[Begin Recorded information]
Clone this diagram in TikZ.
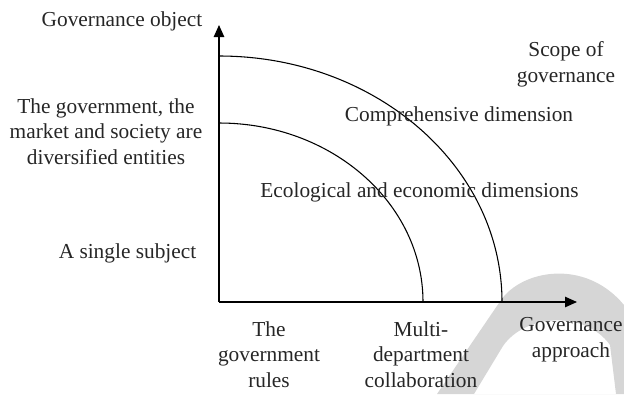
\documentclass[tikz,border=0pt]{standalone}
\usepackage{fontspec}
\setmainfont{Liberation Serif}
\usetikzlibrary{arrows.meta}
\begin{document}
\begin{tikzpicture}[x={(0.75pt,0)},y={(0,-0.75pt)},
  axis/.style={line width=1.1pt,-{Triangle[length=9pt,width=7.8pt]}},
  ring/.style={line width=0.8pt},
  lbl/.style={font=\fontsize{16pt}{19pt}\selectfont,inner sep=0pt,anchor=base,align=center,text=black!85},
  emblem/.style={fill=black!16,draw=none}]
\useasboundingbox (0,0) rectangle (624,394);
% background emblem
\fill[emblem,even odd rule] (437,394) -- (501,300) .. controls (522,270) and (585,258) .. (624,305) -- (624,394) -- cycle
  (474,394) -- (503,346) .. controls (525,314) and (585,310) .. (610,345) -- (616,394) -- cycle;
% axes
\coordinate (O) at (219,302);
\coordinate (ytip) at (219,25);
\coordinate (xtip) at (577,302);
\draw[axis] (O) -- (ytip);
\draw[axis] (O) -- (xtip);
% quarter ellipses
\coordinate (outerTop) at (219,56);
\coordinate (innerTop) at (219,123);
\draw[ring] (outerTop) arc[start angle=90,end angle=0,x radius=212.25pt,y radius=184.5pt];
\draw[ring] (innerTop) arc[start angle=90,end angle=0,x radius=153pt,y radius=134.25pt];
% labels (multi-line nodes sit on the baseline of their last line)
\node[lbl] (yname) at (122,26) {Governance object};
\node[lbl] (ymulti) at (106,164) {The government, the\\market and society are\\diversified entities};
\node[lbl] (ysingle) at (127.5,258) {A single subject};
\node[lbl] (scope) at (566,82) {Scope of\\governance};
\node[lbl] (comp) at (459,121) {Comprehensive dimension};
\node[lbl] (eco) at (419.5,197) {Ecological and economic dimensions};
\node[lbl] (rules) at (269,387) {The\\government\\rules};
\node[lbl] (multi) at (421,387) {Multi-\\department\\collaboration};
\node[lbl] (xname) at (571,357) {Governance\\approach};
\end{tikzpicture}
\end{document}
[End Recorded information]
Required task: Repeat the material above in full and exactly, apart from the pictures.

Expected answer:
Clone this diagram in TikZ.
\documentclass[tikz,border=0pt]{standalone}
\usepackage{fontspec}
\setmainfont{Liberation Serif}
\usetikzlibrary{arrows.meta}
\begin{document}
\begin{tikzpicture}[x={(0.75pt,0)},y={(0,-0.75pt)},
  axis/.style={line width=1.1pt,-{Triangle[length=9pt,width=7.8pt]}},
  ring/.style={line width=0.8pt},
  lbl/.style={font=\fontsize{16pt}{19pt}\selectfont,inner sep=0pt,anchor=base,align=center,text=black!85},
  emblem/.style={fill=black!16,draw=none}]
\useasboundingbox (0,0) rectangle (624,394);
% background emblem
\fill[emblem,even odd rule] (437,394) -- (501,300) .. controls (522,270) and (585,258) .. (624,305) -- (624,394) -- cycle
  (474,394) -- (503,346) .. controls (525,314) and (585,310) .. (610,345) -- (616,394) -- cycle;
% axes
\coordinate (O) at (219,302);
\coordinate (ytip) at (219,25);
\coordinate (xtip) at (577,302);
\draw[axis] (O) -- (ytip);
\draw[axis] (O) -- (xtip);
% quarter ellipses
\coordinate (outerTop) at (219,56);
\coordinate (innerTop) at (219,123);
\draw[ring] (outerTop) arc[start angle=90,end angle=0,x radius=212.25pt,y radius=184.5pt];
\draw[ring] (innerTop) arc[start angle=90,end angle=0,x radius=153pt,y radius=134.25pt];
% labels (multi-line nodes sit on the baseline of their last line)
\node[lbl] (yname) at (122,26) {Governance object};
\node[lbl] (ymulti) at (106,164) {The government, the\\market and society are\\diversified entities};
\node[lbl] (ysingle) at (127.5,258) {A single subject};
\node[lbl] (scope) at (566,82) {Scope of\\governance};
\node[lbl] (comp) at (459,121) {Comprehensive dimension};
\node[lbl] (eco) at (419.5,197) {Ecological and economic dimensions};
\node[lbl] (rules) at (269,387) {The\\government\\rules};
\node[lbl] (multi) at (421,387) {Multi-\\department\\collaboration};
\node[lbl] (xname) at (571,357) {Governance\\approach};
\end{tikzpicture}
\end{document}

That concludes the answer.